How Do I Honor When I Have Strong Disagreements?

I’m not going to pretend this is easy, and I’ll give you an example. While my relationships with my mom and in-laws are wonderful, my relationship with my dad is a different story, and we haven't spoken in years.

This doesn’t make me happy, but it’s a reality. Unfortunately, for the past two decades, Dad has made it clear that he wants little to do with his kids and has told me repeatedly that the best years of his life were after his family was gone.

Even today, when he visits my siblings, he’ll tell them in advance he’s only staying for a couple of hours, and then he’ll be gone. Do I think this is right? No, but I am still called to honor him.

So what does that mean? Again, this gets a bit tricky, but there are two ways I apply Ephesians 6 to my life: one external and one internal.

From an internal perspective, I refuse to harbor any feelings of anger or bitterness against my dad. This took a few years, and occasionally, it’s a choice I still need to make. Some days I’ll have a little pity party and think of some of the things I missed out on in not having a dad, but then I talk to God, and let it go. And today, I can honestly say I want nothing but the best for him.

From an external perspective, I’ve worked hard to scale back my public criticisms. Even in this post, I deleted a few paragraphs that might have better "set the scene" and added some emotion, but might have been overly disparaging. Because, regardless of my experiences, he is still my dad and someone to be honored. 
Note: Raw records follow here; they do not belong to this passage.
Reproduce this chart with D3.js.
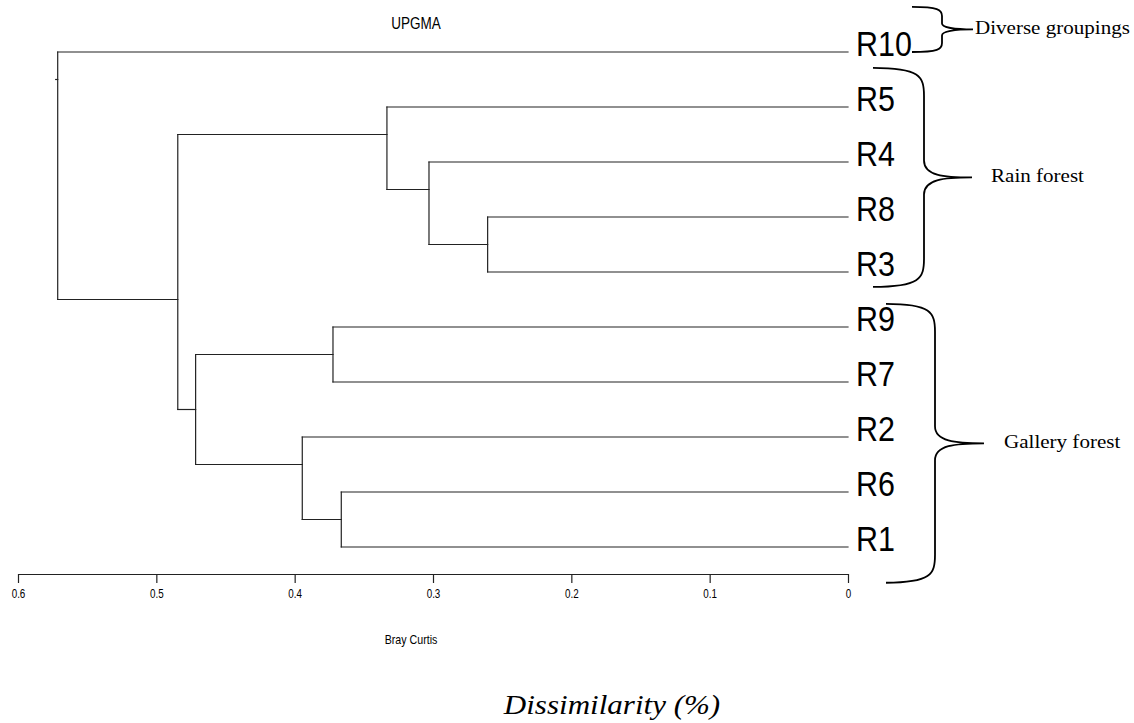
<!DOCTYPE html>
<html>
<head>
<meta charset="utf-8">
<script src="https://cdn.jsdelivr.net/npm/d3@7"></script>
<style>
  body { margin: 0; background: #fff; }
  .narrow { font-family: 'Liberation Sans', Arial, sans-serif; }
  .serif { font-family: 'Liberation Serif', 'Times New Roman', serif; }
</style>
</head>
<body>
<div id="chart"></div>
<script>
// Folhas na ordem de cima para baixo
const leaves = ['R10', 'R5', 'R4', 'R8', 'R3', 'R9', 'R7', 'R2', 'R6', 'R1'];

// Fusões UPGMA: [filho de cima, filho de baixo, nível (Bray Curtis)]
const mergeIds = ['m1', 'm2', 'm3', 'm4', 'm5', 'm6', 'm7', 'm8', 'm9'];
const mergeTop = ['R8', 'R4', 'R5', 'R6', 'R9', 'R2', 'm5', 'm3', 'R10'];
const mergeBottom = ['R3', 'm1', 'm2', 'R1', 'R7', 'm4', 'm6', 'm7', 'm8'];
const mergeHeight = [0.2605, 0.3029, 0.3333, 0.3663, 0.3723, 0.3945, 0.4716, 0.4845, 0.5713];

// Marcas do eixo
const tickValues = [0.6, 0.5, 0.4, 0.3, 0.2, 0.1, 0];
const tickLabels = ['0.6', '0.5', '0.4', '0.3', '0.2', '0.1', '0'];

// Grupos (chaves) - início e fim em unidades de folha
const groupNames = ['Diverse groupings', 'Rain forest', 'Gallery forest'];
const groupStart = [-0.82, 0.29, 4.58];
const groupEnd = [0, 4.27, 9.65];

const width = 1134, height = 723;

const svg = d3.select('#chart')
  .append('svg')
  .attr('width', width)
  .attr('height', height);

const x = d3.scaleLinear().domain([0.6, 0]).range([18, 848]);
const y = d3.scaleLinear().domain([0, leaves.length - 1]).range([52, 547]);

// montar os nós
const nodes = {};
leaves.forEach((id, i) => {
  nodes[id] = { id, h: 0, leaves: [i], y: y(i) };
});
mergeIds.forEach((id, k) => {
  const a = nodes[mergeTop[k]], b = nodes[mergeBottom[k]];
  const lastA = d3.max(a.leaves), firstB = d3.min(b.leaves);
  nodes[id] = {
    id, a, b, h: mergeHeight[k],
    leaves: a.leaves.concat(b.leaves),
    y: y((lastA + firstB) / 2)
  };
});

const segs = [];
mergeIds.forEach(id => {
  const n = nodes[id];
  // vertical
  segs.push({ x1: x(n.h), y1: n.a.y, x2: x(n.h), y2: n.b.y });
  // horizontais até os filhos
  [n.a, n.b].forEach(c => segs.push({ x1: x(n.h), y1: c.y, x2: x(c.h), y2: c.y }));
});
const root = nodes['m9'];
segs.push({ x1: x(root.h) - 2, y1: root.y, x2: x(root.h), y2: root.y });

svg.append('g')
  .selectAll('line')
  .data(segs)
  .enter()
  .append('line')
  .attr('x1', d => d.x1)
  .attr('y1', d => d.y1)
  .attr('x2', d => d.x2)
  .attr('y2', d => d.y2)
  .attr('stroke', '#222')
  .attr('stroke-width', 1.2)
  .attr('stroke-linecap', 'square');

// rótulos das folhas (fonte estreita)
svg.append('g')
  .selectAll('text')
  .data(leaves)
  .enter()
  .append('text')
  .attr('class', 'narrow')
  .attr('transform', (d, i) => `translate(856,${y(i) + 4}) scale(0.87,1)`)
  .attr('font-size', '35px')
  .attr('fill', '#000')
  .text(d => d);

// título
svg.append('text')
  .attr('class', 'narrow')
  .attr('transform', 'translate(416,29) scale(0.82,1)')
  .attr('text-anchor', 'middle')
  .attr('font-size', '16.5px')
  .text('UPGMA');

// eixo
const axis = d3.axisBottom(x)
  .tickValues(tickValues)
  .tickFormat((d, i) => tickLabels[i])
  .tickSize(9)
  .tickSizeOuter(0)
  .tickPadding(6);

const gAxis = svg.append('g')
  .attr('transform', 'translate(0,574)')
  .call(axis);
gAxis.select('.domain').attr('stroke', '#222').attr('stroke-width', 1.2);
gAxis.selectAll('.tick line').attr('stroke', '#222').attr('stroke-width', 1.2);
gAxis.selectAll('.tick text')
  .attr('class', 'narrow')
  .attr('font-family', null)
  .attr('font-size', '12px')
  .attr('transform', 'scale(0.82,1)')
  .attr('fill', '#000');
gAxis.attr('font-family', null);

svg.append('text')
  .attr('class', 'narrow')
  .attr('transform', 'translate(411,644) scale(0.82,1)')
  .attr('text-anchor', 'middle')
  .attr('font-size', '13px')
  .text('Bray Curtis');

svg.append('text')
  .attr('class', 'serif')
  .attr('transform', 'translate(612,714) scale(1.15,1)')
  .attr('text-anchor', 'middle')
  .attr('font-style', 'italic')
  .attr('font-size', '27px')
  .text('Dissimilarity (%)');

// chaves
const braceSpine = [942, 924, 935];
const braceEnd = [912, 873, 886];
const braceTip = [973, 972, 984];
const braceR = [9, 28, 28];
const braceR2 = [6, 17, 17];
const labelX = [975, 991, 1004];

function bracePath(i) {
  const top = y(groupStart[i]), bot = y(groupEnd[i]), mid = (top + bot) / 2;
  const s = braceSpine[i], e = braceEnd[i], t = braceTip[i], r = braceR[i], r2 = braceR2[i];
  const p = d3.path();
  p.moveTo(e, top);
  p.bezierCurveTo(s - 4, top, s, top + r * 0.3, s, top + r);
  p.lineTo(s, mid - r2);
  p.bezierCurveTo(s, mid - 2, s + (t - s) * 0.4, mid, t, mid);
  p.bezierCurveTo(s + (t - s) * 0.4, mid, s, mid + 2, s, mid + r2);
  p.lineTo(s, bot - r);
  p.bezierCurveTo(s, bot - r * 0.3, s - 4, bot, e, bot);
  return p.toString();
}

svg.append('g')
  .selectAll('path')
  .data(groupNames)
  .enter()
  .append('path')
  .attr('d', (d, i) => bracePath(i))
  .attr('fill', 'none')
  .attr('stroke', '#000')
  .attr('stroke-width', 1.8);

svg.append('g')
  .selectAll('text')
  .data(groupNames)
  .enter()
  .append('text')
  .attr('class', 'serif')
  .attr('transform', (d, i) => `translate(${labelX[i]},${(y(groupStart[i]) + y(groupEnd[i])) / 2 + 5}) scale(1.17,1)`)
  .attr('font-size', '18px')
  .attr('fill', '#000')
  .text(d => d);
</script>
</body>
</html>
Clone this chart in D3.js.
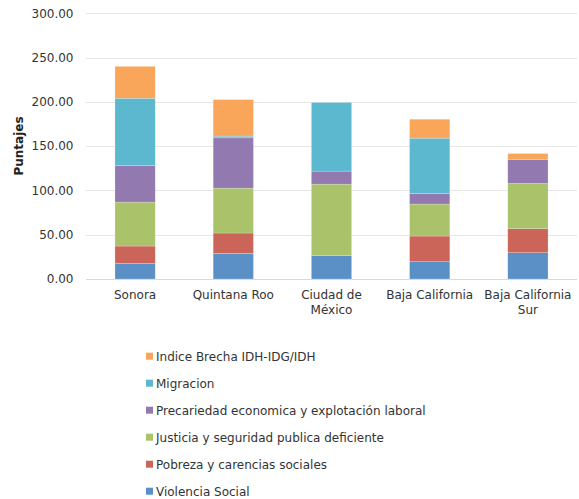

And regardless of what he has done to me and those I love, I want to sow good seeds today that take root in my kids tomorrow. Seeds of honor and respect that I hope will have a ripple effect in my little community.  

Be Careful About Cutting Someone Off

Honoring your parents can be challenging. Perhaps you’re in a position like mine, where you have a parent who has little desire for the relationship to improve. If so, all I can tell you to do is keep praying that something changes and listen to the Holy Spirit for ways you can play a part in their lives.

But if you’re at odds with a parent who loves you, this is where I’d challenge you to ask a tough question. Ask yourself if the distance you’ve created is a necessary decision or a separation of convenience.

This is where it gets tricky. On one end of the spectrum, I’ve talked to children who have suffered horrendous abuse and had to create a barrier between themselves and their abusers. On the other hand, I’ve spoken with some who simply saw life differently and felt that their parents were no longer aligned with their values.

If you’re estranged from a family member, a simple question to ask is, “Does this family member genuinely love me? Not “do they vote the same way I vote?” not “do they support ideas I think are harmful?” but “are they someone who would stay by my bedside if I became terminally ill with cancer?”

If the answer is yes, I’d think long and hard before cutting them off.

I’ve noticed it’s easy for children in their twenties and thirties, when life is good and their families are growing, to discard their imperfect parents, sending them to their graves in agony as they watch the very children they sacrificed everything for turn their backs on them.

Again, I don’t know your situation, but life only gives you so many people who will love you enough to sit with you when you have nothing to offer. Don’t treat these relationships lightly, because there might come a day when you will need them more than you think. Instead, invest in ways that might seem hard now, but that set a pattern for your children to follow when they wake up one day to recognize their own imperfect parent.

Do everything you can to extend honor and grace—the same kind of grace Christ has extended to you time and time again. A grace that is stronger than what your psychologist might recommend, richer than what your closest friends suggest, and more loving than you feel capable of in your own strength.


[1]Klyne Snodgrass, Ephesians, eds. Terry C. Muck, The NIV Application Commentary. Accordance electronic ed. (Grand Rapids: Zondervan, 1996), 322.

[2]Francis Foulkes, Ephesians: An Introduction and Commentary, vol. 10 of Tyndale New Testament Commentaries. IVP/Accordance electronic ed. (Downers Grove: InterVarsity Press, 1989), 169.